Désinvestir est une chose, mais il faut aussi ** (ré)investir de manière éthique. Plaidant depuis longtemps pour un effort financier significatif de la France, plusieurs organisations ont salué la déclaration de François Hollande aux Nations unies le 28 septembre : une augmentation de l’aide de Paris aux pays pauvres, de 3 à 5 milliards d’euros, prioritairement affectée à leur adaptation à un dérèglement climatique dont ils sont les principales victimes. Autre cheval de bataille des associations : le projet de taxe sur les transactions financières européenne. Il prend tournure alors que les 11 pays qui y adhèrent viennent de se réunir pour aplanir les derniers différends. L’entrée en vigueur est prévue pour début 2017. Une partie importante (un quart, demandent les associations) des dizaines de milliards d’euros que générerait ce prélèvement serait affectée à la compensation des impacts climatiques dans le Sud.

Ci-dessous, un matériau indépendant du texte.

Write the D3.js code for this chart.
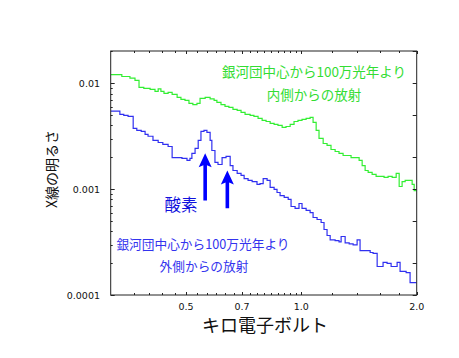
<!DOCTYPE html>
<html>
<head>
<meta charset="utf-8">
<script src="https://cdn.jsdelivr.net/npm/d3@7"></script>
<style>
  html, body { margin: 0; padding: 0; background: #fff; }
  svg { display: block; }
</style>
</head>
<body>
<script>
// ---- data (bin left edges in keV, brightness) ----
const innerEnergy = [0.318,0.340,0.357,0.368,0.377,0.388,0.403,0.415,0.423,0.430,0.438,0.449,0.460,0.474,0.485,0.497,0.509,0.521,0.534,0.544,0.561,0.578,0.592,0.602,0.617,0.632,0.647,0.663,0.680,0.696,0.713,0.735,0.752,0.771,0.790,0.809,0.829,0.849,0.869,0.891,0.912,0.935,0.957,0.980,1.004,1.029,1.054,1.073,1.093,1.112,1.140,1.167,1.195,1.225,1.254,1.285,1.316,1.348,1.381,1.415,1.441,1.467,1.494,1.530,1.567,1.605,1.644,1.684,1.726,1.768,1.800,1.832,1.866,1.911,1.946,1.970];
const innerValue  = [0.01206,0.0116,0.0112,0.01065,0.00915,0.00895,0.00876,0.00838,0.00885,0.00838,0.00803,0.0082,0.00785,0.00736,0.00704,0.00689,0.00646,0.0063,0.00646,0.0072,0.00736,0.00712,0.00689,0.0066,0.0063,0.00605,0.00592,0.00567,0.00554,0.00531,0.00508,0.00497,0.00487,0.00466,0.00446,0.00436,0.00418,0.00409,0.0040,0.00383,0.00391,0.00409,0.00436,0.00446,0.00456,0.00466,0.00476,0.00427,0.00359,0.00302,0.0027,0.00259,0.00237,0.00227,0.00218,0.00208,0.00208,0.00199,0.00199,0.00187,0.00167,0.0015,0.00144,0.00138,0.00132,0.00132,0.00129,0.00132,0.00129,0.00141,0.00106,0.00118,0.00121,0.00121,0.00111,0.00097];

const outerEnergy = [0.318,0.336,0.344,0.353,0.364,0.372,0.382,0.391,0.398,0.410,0.423,0.435,0.449,0.460,0.474,0.488,0.503,0.512,0.518,0.528,0.538,0.547,0.557,0.567,0.578,0.584,0.595,0.606,0.621,0.636,0.652,0.663,0.680,0.696,0.709,0.726,0.744,0.766,0.780,0.795,0.814,0.829,0.849,0.864,0.880,0.902,0.924,0.940,0.963,0.986,1.004,1.029,1.054,1.073,1.099,1.126,1.146,1.167,1.189,1.225,1.254,1.270,1.301,1.333,1.365,1.398,1.423,1.458,1.512,1.539,1.577,1.634,1.674,1.715,1.778,1.810,1.877,1.922];
const outerValue  = [0.00546,0.00508,0.00497,0.00487,0.00375,0.00359,0.00351,0.00329,0.00316,0.00289,0.00276,0.00265,0.00253,0.00199,0.00199,0.00195,0.00187,0.00195,0.00218,0.00243,0.00289,0.00351,0.00359,0.00344,0.00289,0.00232,0.00179,0.00171,0.00199,0.00204,0.00167,0.0015,0.00141,0.00135,0.00126,0.00121,0.00118,0.00111,0.00113,0.00126,0.00121,0.00104,0.000994,0.00093,0.00087,0.000835,0.0008,0.000686,0.000657,0.000732,0.000657,0.00063,0.0006,0.00054,0.000517,0.000484,0.000416,0.000365,0.000332,0.000327,0.000318,0.000357,0.000311,0.000304,0.000297,0.000332,0.000263,0.000263,0.000252,0.000247,0.000186,0.000203,0.000199,0.000186,0.000203,0.000167,0.000163,0.000131];

const xTickValues = [0.5, 0.7, 1.0, 2.0];
const xTickLabels = ["0.5", "0.7", "1.0", "2.0"];
const yTickValues = [0.0001, 0.001, 0.01];
const yTickLabels = ["0.0001", "0.001", "0.01"];

// oxygen arrows: energy, tip value, tail value
const arrowEnergy = [0.561, 0.641];
const arrowTip    = [0.00218, 0.0015];
const arrowTail   = [0.00078, 0.00066];

const W = 459, H = 358;
const M = { left: 110.7, right: 416.7, top: 51, bottom: 295 };

const svg = d3.select("body").append("svg").attr("width", W).attr("height", H);

const x = d3.scaleLog().domain([0.318, 2.0]).range([M.left, M.right]);
const y = d3.scaleLog().domain([0.0001, 0.0202]).range([M.bottom, M.top]);

const defs = svg.append("defs");
defs.append("clipPath").attr("id", "clip")
  .append("rect").attr("x", M.left).attr("y", M.top)
  .attr("width", M.right - M.left).attr("height", M.bottom - M.top);

// step series
function stepPts(en, val) {
  const pts = en.map((e, i) => [e, val[i]]);
  pts.push([2.0, val[val.length - 1]]);
  return pts;
}
const line = d3.line().x(d => x(d[0])).y(d => y(d[1])).curve(d3.curveStepAfter);

const g = svg.append("g").attr("clip-path", "url(#clip)");
g.append("path").attr("d", line(stepPts(innerEnergy, innerValue)))
  .attr("fill", "none").attr("stroke", "#33ee33").attr("stroke-width", 1.2);
g.append("path").attr("d", line(stepPts(outerEnergy, outerValue)))
  .attr("fill", "none").attr("stroke", "#3030f0").attr("stroke-width", 1.2);

// frame
svg.append("rect").attr("x", M.left).attr("y", M.top)
  .attr("width", M.right - M.left).attr("height", M.bottom - M.top)
  .attr("fill", "none").attr("stroke", "#222").attr("stroke-width", 1);

// ticks
const xMinor = d3.range(11, 30).map(k => k / 30).concat([1.2, 1.4, 1.6, 1.8]);
const yMinorAll = [];
[0.0001, 0.001, 0.01].forEach(d => { for (let k = 2; k <= 9; k++) if (d * k <= 0.0202) yMinorAll.push(d * k); });
const yMinorRight = [0.0002, 0.0005, 0.002, 0.005, 0.02].filter(v => v <= 0.0202);

const tk = svg.append("g").attr("stroke", "#222").attr("stroke-width", 1);
xMinor.concat(xTickValues).forEach(v => {
  const px = Math.round(x(v)) + 0.5;
  const len = xTickValues.includes(v) ? 3 : 2;
  tk.append("line").attr("x1", px).attr("x2", px).attr("y1", M.bottom).attr("y2", M.bottom - len);
  tk.append("line").attr("x1", px).attr("x2", px).attr("y1", M.top).attr("y2", M.top + len);
});
yMinorAll.concat(yTickValues).forEach(v => {
  const py = Math.round(y(v)) + 0.5;
  const len = yTickValues.includes(v) ? 4 : 2;
  tk.append("line").attr("x1", M.left).attr("x2", M.left + len).attr("y1", py).attr("y2", py);
});
yMinorRight.concat(yTickValues).forEach(v => {
  const py = Math.round(y(v)) + 0.5;
  tk.append("line").attr("x1", M.right).attr("x2", M.right - 4).attr("y1", py).attr("y2", py);
});

// tick labels
const numFont = "'DejaVu Sans', sans-serif";
svg.append("g").selectAll("text").data(xTickValues).join("text")
  .attr("x", d => x(d)).attr("y", 310)
  .attr("text-anchor", "middle").attr("font-family", numFont).attr("font-size", 9.5)
  .attr("fill", "#111").text((d, i) => xTickLabels[i]);
svg.append("g").selectAll("text").data(yTickValues).join("text")
  .attr("x", 100).attr("y", d => y(d) + 3.5)
  .attr("text-anchor", "end").attr("font-family", numFont).attr("font-size", 9.5)
  .attr("fill", "#111").text((d, i) => yTickLabels[i]);

// axis titles
const jp = "'Noto Sans CJK JP', sans-serif";
svg.append("text").attr("x", 265).attr("y", 332).attr("text-anchor", "middle")
  .attr("font-family", jp).attr("font-size", 18).attr("fill", "#111").text("キロ電子ボルト");
svg.append("text").attr("transform", "translate(57,169) rotate(-90)").attr("text-anchor", "middle")
  .attr("font-family", jp).attr("font-size", 14).attr("fill", "#111").text("X線の明るさ");

// annotations
svg.append("text").attr("x", 314).attr("y", 77).attr("text-anchor", "middle")
  .attr("font-family", jp).attr("font-size", 13.5).attr("fill", "#33dd33").text("銀河団中心から100万光年より");
svg.append("text").attr("x", 314).attr("y", 100).attr("text-anchor", "middle")
  .attr("font-family", jp).attr("font-size", 13.5).attr("fill", "#33dd33").text("内側からの放射");
svg.append("text").attr("x", 203).attr("y", 249).attr("text-anchor", "middle")
  .attr("font-family", jp).attr("font-size", 12.7).attr("fill", "#3333ee").text("銀河団中心から100万光年より");
svg.append("text").attr("x", 204).attr("y", 271).attr("text-anchor", "middle")
  .attr("font-family", jp).attr("font-size", 12.7).attr("fill", "#3333ee").text("外側からの放射");
svg.append("text").attr("x", 181).attr("y", 211).attr("text-anchor", "middle")
  .attr("font-family", jp).attr("font-size", 16.5).attr("fill", "#1111dd").text("酸素");

// arrows
arrowEnergy.forEach((e, i) => {
  const cx = x(e), ty = y(arrowTip[i]), by = y(arrowTail[i]);
  const hw = 6.5, hl = 14, sw = 1.8;
  const p = d3.path();
  p.moveTo(cx, ty);
  p.lineTo(cx + hw, ty + hl);
  p.lineTo(cx + sw, ty + hl - 2);
  p.lineTo(cx + sw, by);
  p.lineTo(cx - sw, by);
  p.lineTo(cx - sw, ty + hl - 2);
  p.lineTo(cx - hw, ty + hl);
  p.closePath();
  svg.append("path").attr("d", p.toString()).attr("fill", "#0000ff");
});
</script>
</body>
</html>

Plusieurs organisations sont intégralement engagées dans la promotion d’investissements positifs, comme la coopérative financière La Nef, qui propose des placements « pro-climat », ou le fonds citoyen Énergie partagée, dédié au développement des énergies renouvelables. Le 10 octobre, les Amis de la Terre appellent les particuliers à changer de banque, car certaines persistent à financer, avec leur argent, des projets « climaticides » – la BNP en tête, mais aussi le Crédit agricole et la Société générale, en dépit de leurs récents reculs. « Cassez la tirelire des énergies fossiles et récupérez votre argent pour décider de son usage ! », lance Lucie Pinson, en charge de l’action aux Amis de la Terre, qui propose un guide pour passer à l’action [^6].

[^2]: Crimes climatiquesstop.org ; lire aussi Crime climatique stop ! L’appel de la société civile, Le Seuil.

[^3]: Pour un nombre croissant de voix, le maximum serait même une hausse de 1,5 °C.

[^5]: Sur Politis.fr, voir mot-clé « plomin ».

[^6]: « Climat : comment choisir ma banque ? », amisdelaterre.org.